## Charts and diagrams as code
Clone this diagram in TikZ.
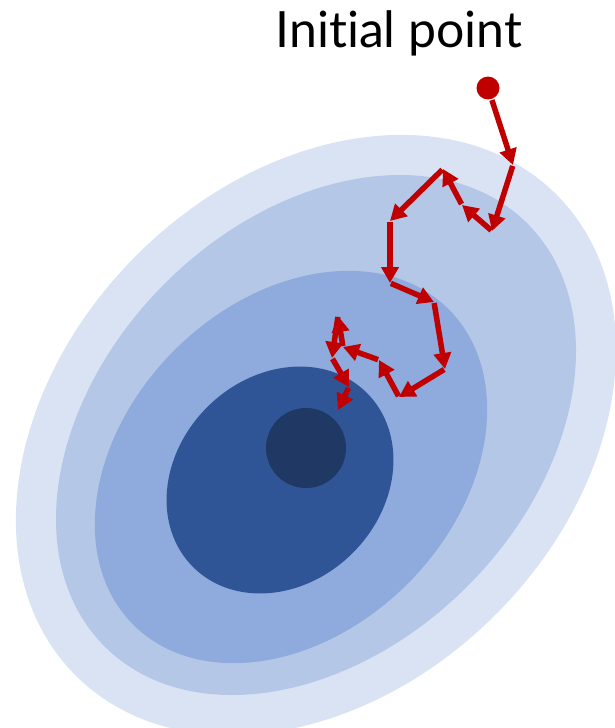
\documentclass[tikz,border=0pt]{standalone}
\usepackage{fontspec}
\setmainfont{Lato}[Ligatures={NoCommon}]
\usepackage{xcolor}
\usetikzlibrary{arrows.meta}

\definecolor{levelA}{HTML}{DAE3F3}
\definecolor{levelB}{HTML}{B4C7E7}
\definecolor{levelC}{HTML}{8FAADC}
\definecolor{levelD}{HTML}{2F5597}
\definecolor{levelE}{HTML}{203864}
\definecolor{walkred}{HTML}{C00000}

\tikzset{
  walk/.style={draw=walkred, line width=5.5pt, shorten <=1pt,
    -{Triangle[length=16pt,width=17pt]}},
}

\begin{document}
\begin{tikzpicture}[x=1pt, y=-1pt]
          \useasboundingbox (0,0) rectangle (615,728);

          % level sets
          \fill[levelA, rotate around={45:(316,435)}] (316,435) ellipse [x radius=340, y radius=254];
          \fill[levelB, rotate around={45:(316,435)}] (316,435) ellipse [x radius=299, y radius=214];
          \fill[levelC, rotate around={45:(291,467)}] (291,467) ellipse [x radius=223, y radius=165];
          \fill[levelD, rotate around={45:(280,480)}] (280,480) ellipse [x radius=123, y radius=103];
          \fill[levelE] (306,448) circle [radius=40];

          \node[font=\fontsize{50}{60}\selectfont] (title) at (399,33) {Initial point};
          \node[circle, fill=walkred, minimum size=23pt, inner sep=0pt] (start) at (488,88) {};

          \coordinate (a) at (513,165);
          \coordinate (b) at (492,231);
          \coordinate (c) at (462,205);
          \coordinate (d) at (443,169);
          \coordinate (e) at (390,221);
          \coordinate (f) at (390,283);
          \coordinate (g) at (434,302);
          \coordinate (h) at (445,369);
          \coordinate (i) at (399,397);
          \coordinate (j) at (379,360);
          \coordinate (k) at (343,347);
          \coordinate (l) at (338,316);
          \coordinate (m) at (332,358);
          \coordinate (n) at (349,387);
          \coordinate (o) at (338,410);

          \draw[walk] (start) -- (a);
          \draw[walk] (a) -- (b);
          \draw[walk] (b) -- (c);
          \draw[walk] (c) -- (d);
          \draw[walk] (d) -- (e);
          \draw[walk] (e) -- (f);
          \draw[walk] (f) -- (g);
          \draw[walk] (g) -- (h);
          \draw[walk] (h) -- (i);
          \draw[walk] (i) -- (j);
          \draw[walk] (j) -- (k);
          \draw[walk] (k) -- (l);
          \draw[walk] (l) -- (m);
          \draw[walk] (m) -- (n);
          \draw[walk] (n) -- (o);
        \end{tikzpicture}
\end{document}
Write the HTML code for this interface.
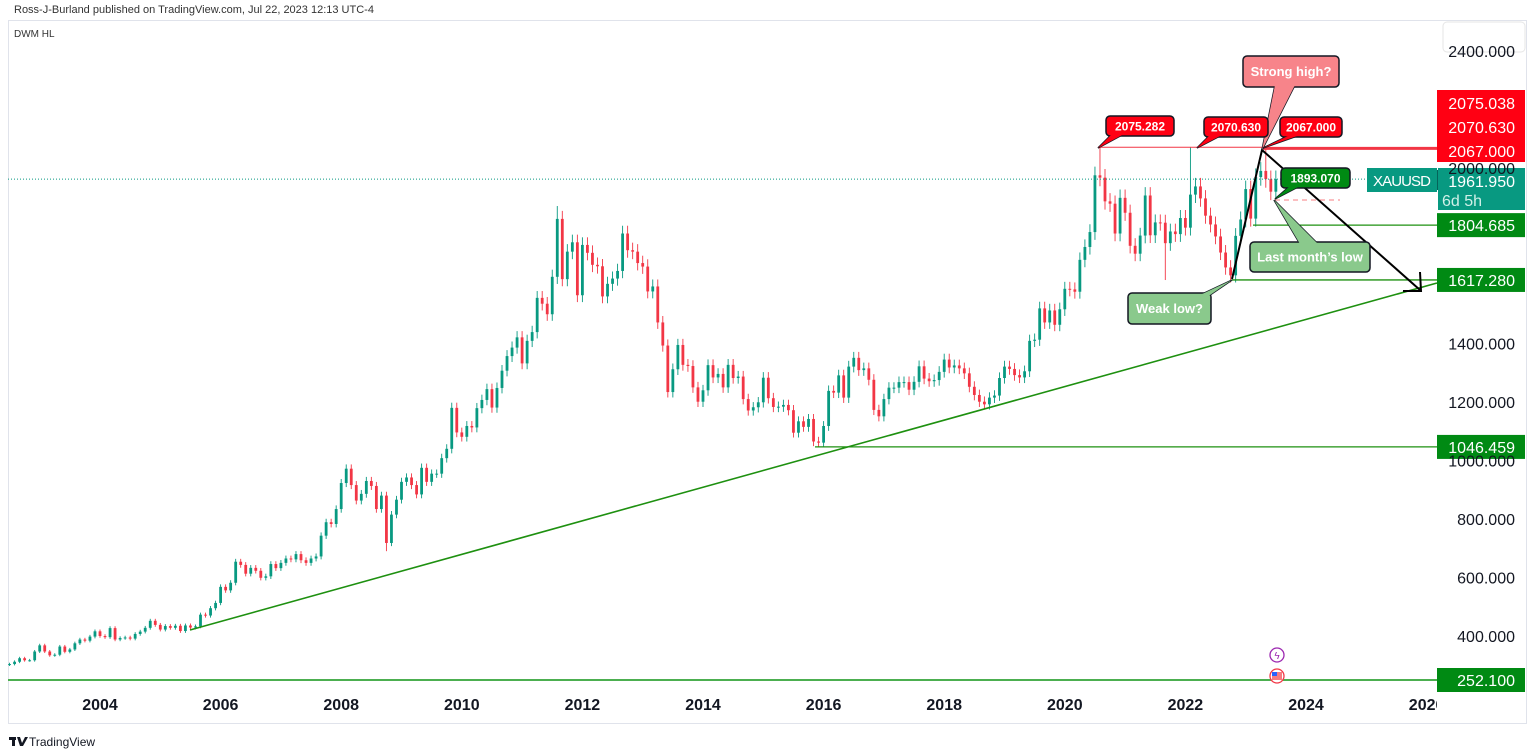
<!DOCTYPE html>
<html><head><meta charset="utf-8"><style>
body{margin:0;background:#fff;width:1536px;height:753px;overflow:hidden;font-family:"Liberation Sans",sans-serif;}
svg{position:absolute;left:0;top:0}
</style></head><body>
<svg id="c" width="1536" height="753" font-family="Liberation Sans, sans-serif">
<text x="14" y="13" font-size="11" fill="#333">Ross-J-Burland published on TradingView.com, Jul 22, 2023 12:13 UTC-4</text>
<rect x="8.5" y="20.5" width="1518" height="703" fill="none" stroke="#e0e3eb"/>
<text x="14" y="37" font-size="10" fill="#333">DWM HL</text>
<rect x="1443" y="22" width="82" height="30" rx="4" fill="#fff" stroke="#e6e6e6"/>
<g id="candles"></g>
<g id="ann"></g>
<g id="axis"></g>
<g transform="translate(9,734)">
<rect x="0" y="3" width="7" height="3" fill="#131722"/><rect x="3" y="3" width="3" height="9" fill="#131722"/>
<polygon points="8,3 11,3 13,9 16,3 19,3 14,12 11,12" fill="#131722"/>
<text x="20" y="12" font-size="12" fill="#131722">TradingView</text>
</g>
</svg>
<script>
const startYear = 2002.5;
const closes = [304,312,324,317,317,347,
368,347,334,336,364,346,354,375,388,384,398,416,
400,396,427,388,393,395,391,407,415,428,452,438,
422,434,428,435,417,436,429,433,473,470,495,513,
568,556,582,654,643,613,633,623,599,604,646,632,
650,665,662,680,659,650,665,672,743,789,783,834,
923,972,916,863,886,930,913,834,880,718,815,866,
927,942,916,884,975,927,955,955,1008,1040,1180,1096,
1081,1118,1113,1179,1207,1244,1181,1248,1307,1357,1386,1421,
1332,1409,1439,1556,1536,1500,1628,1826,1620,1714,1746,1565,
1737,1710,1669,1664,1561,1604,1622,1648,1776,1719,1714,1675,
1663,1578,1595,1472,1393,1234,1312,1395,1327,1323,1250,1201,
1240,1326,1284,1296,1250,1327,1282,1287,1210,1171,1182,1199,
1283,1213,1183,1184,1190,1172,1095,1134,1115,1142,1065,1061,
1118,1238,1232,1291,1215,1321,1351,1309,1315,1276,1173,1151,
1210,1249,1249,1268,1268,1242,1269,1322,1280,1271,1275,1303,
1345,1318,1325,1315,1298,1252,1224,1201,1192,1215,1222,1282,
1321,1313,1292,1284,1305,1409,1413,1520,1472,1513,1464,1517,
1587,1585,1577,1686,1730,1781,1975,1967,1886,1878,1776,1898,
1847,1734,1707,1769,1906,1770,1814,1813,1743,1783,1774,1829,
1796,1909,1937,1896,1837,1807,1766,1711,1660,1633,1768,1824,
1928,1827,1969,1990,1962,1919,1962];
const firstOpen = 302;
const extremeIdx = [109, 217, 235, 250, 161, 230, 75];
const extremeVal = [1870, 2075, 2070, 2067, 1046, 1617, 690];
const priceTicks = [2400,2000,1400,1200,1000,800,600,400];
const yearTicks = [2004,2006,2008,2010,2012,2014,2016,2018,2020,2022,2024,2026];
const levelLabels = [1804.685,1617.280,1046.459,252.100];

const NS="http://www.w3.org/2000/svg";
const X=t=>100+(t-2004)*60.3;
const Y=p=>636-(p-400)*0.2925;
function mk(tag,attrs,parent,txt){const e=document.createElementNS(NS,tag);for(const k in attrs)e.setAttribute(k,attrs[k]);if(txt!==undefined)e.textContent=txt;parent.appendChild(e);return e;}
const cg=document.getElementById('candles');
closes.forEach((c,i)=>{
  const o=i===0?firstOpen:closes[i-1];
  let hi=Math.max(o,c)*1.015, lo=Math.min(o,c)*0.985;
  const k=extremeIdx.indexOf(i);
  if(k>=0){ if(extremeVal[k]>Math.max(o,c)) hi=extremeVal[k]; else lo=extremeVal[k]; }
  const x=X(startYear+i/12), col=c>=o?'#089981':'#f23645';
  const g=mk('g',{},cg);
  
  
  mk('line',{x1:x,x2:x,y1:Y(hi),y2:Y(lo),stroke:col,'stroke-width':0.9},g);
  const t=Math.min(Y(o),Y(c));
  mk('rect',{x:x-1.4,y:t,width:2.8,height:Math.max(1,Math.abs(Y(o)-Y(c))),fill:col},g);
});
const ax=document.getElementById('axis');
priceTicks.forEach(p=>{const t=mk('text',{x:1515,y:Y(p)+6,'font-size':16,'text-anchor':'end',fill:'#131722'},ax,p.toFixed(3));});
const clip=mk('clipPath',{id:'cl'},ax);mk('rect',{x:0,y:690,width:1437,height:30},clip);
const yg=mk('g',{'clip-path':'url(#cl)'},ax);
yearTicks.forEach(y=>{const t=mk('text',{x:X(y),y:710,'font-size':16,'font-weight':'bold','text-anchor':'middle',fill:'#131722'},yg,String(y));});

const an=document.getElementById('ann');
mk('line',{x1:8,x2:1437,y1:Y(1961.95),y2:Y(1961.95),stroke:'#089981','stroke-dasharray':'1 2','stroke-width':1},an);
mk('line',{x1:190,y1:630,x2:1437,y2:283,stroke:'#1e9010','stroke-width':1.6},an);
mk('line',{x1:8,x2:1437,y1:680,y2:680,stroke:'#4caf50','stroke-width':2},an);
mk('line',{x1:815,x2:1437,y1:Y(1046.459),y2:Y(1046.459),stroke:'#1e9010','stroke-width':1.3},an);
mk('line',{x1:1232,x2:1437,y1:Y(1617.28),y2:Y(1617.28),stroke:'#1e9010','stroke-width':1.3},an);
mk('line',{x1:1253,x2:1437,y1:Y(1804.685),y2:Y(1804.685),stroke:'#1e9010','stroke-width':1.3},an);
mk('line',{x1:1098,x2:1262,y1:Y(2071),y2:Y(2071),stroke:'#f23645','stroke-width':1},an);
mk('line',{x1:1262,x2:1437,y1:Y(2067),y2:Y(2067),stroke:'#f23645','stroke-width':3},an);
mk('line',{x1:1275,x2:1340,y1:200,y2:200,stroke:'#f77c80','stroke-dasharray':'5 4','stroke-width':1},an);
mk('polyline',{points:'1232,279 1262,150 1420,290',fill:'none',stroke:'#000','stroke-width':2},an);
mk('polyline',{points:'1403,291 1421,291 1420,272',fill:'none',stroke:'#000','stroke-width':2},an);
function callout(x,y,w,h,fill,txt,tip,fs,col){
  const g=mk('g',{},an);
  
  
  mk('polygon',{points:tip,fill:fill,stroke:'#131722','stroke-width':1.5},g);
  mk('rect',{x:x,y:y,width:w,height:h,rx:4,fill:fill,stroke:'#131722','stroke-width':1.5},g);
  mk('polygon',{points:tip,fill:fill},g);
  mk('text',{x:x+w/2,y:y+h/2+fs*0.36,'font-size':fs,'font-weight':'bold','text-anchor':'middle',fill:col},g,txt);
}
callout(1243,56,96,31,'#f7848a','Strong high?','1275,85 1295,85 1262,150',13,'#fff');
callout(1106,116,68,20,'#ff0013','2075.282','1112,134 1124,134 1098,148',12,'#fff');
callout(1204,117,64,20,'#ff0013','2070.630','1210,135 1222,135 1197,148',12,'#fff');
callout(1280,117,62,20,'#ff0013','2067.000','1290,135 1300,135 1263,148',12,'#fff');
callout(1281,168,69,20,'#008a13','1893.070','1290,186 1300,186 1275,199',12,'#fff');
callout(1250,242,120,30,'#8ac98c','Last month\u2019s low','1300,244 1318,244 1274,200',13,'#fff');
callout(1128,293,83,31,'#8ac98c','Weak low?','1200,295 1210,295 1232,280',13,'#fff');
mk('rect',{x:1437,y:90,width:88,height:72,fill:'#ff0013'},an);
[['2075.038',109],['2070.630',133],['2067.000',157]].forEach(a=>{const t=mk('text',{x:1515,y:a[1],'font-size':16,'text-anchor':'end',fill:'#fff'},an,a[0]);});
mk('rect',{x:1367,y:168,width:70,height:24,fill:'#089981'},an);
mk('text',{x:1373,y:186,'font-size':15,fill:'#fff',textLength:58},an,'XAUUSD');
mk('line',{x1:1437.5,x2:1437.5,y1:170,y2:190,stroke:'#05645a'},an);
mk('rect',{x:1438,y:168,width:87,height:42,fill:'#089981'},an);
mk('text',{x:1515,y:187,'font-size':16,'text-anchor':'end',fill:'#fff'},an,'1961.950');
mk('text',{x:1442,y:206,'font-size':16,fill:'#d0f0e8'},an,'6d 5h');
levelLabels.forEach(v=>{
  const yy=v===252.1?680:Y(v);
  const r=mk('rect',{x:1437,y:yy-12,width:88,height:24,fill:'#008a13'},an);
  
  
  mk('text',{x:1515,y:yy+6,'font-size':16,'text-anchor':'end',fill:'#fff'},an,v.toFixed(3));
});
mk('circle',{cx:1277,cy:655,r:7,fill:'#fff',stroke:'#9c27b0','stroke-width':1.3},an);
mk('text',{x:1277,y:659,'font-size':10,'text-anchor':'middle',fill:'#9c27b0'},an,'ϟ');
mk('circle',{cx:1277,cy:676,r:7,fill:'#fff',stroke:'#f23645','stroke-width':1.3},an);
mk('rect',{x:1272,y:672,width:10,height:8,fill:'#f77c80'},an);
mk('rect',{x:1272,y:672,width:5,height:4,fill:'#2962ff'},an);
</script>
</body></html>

## YOUR GOAL
Omit the pictures, then repeat exactly each line from the beginning of the listing through the line with "(0,0) rectangle (615,728);".

## RESPONSE
Clone this diagram in TikZ.
\documentclass[tikz,border=0pt]{standalone}
\usepackage{fontspec}
\setmainfont{Lato}[Ligatures={NoCommon}]
\usepackage{xcolor}
\usetikzlibrary{arrows.meta}

\definecolor{levelA}{HTML}{DAE3F3}
\definecolor{levelB}{HTML}{B4C7E7}
\definecolor{levelC}{HTML}{8FAADC}
\definecolor{levelD}{HTML}{2F5597}
\definecolor{levelE}{HTML}{203864}
\definecolor{walkred}{HTML}{C00000}

\tikzset{
  walk/.style={draw=walkred, line width=5.5pt, shorten <=1pt,
    -{Triangle[length=16pt,width=17pt]}},
}

\begin{document}
\begin{tikzpicture}[x=1pt, y=-1pt]
          \useasboundingbox (0,0) rectangle (615,728);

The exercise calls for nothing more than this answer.